During the press conference after this week’s meeting, Chair Janet Yellen emphasized that “The economy has a little more room to run than previously thought.” and cited the rising number of jobs, household spending and economic growth as indicators that there is no need to change the rate target at this time.
Now, the US Central Bank is looking for the funds rate to rise to 1.1 percent in 2017, as opposed to the 1.6 percent estimate in June.
Seven out of ten members of the committee voted to keep the rates unchanged. When asked about the dissents on the decision, Yellen said, “We do have some accomodation that if we move along the current path, it’s something we will need to remove over time.
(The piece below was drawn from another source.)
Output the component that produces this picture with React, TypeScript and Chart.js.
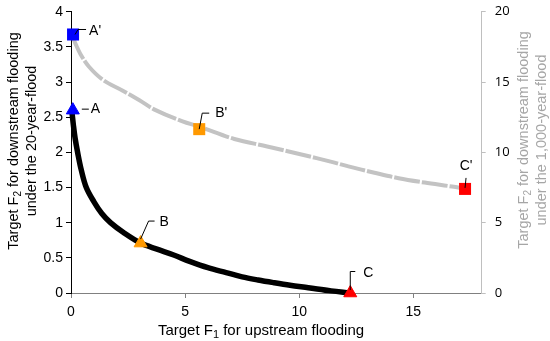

There is general agreement among participants on that, but the precise timing of what is the right timing for removing that accommodation is something on which we had active discussions and there are a range of opinions. The dissents represent a judgment on the part of some of my colleagues that it’s important to begin that process now.”
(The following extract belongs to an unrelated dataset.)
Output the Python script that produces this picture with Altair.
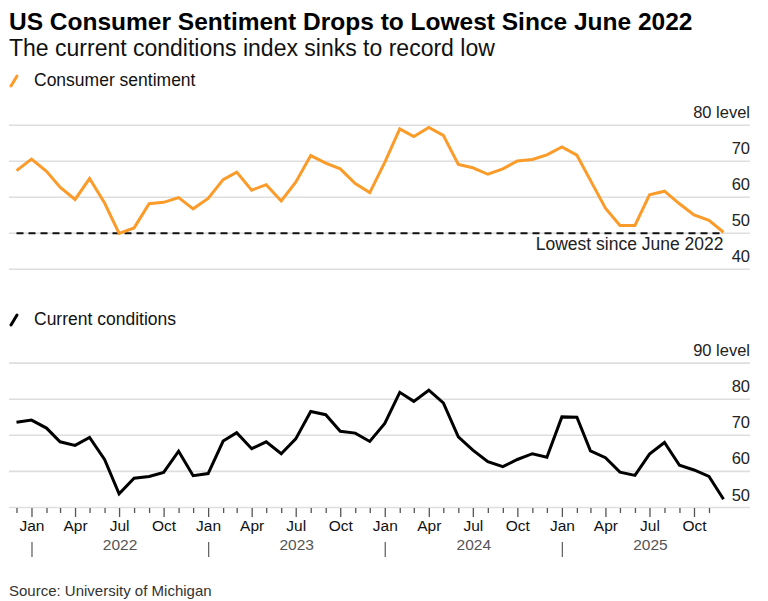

The markets reacted positively to the Fed holding interest rates steady, just like the last Fed meeting in June. As of market close on Wednesday, the Nasdaq hit a record high, adding 53.83 points to 5,295.18; the Dow Jones Industrial Average added 163.74 points to 18,293.70.; and the S&P 500 advanced 23.36 points at 2,163.12.
The S&P/TSX composite index also inched upwards–188.84 points at 14,710.82, comprised of large gains in the resource sector which includes gold, metals and energy. The materials group–precious and base metals miners and fertilizer companies–jumped 4.6 percent.
Spot prices also rallied after the Fed’s decision: gold trended upwards to a two-week high of $1,337.50 an ounce and silver at $19.90.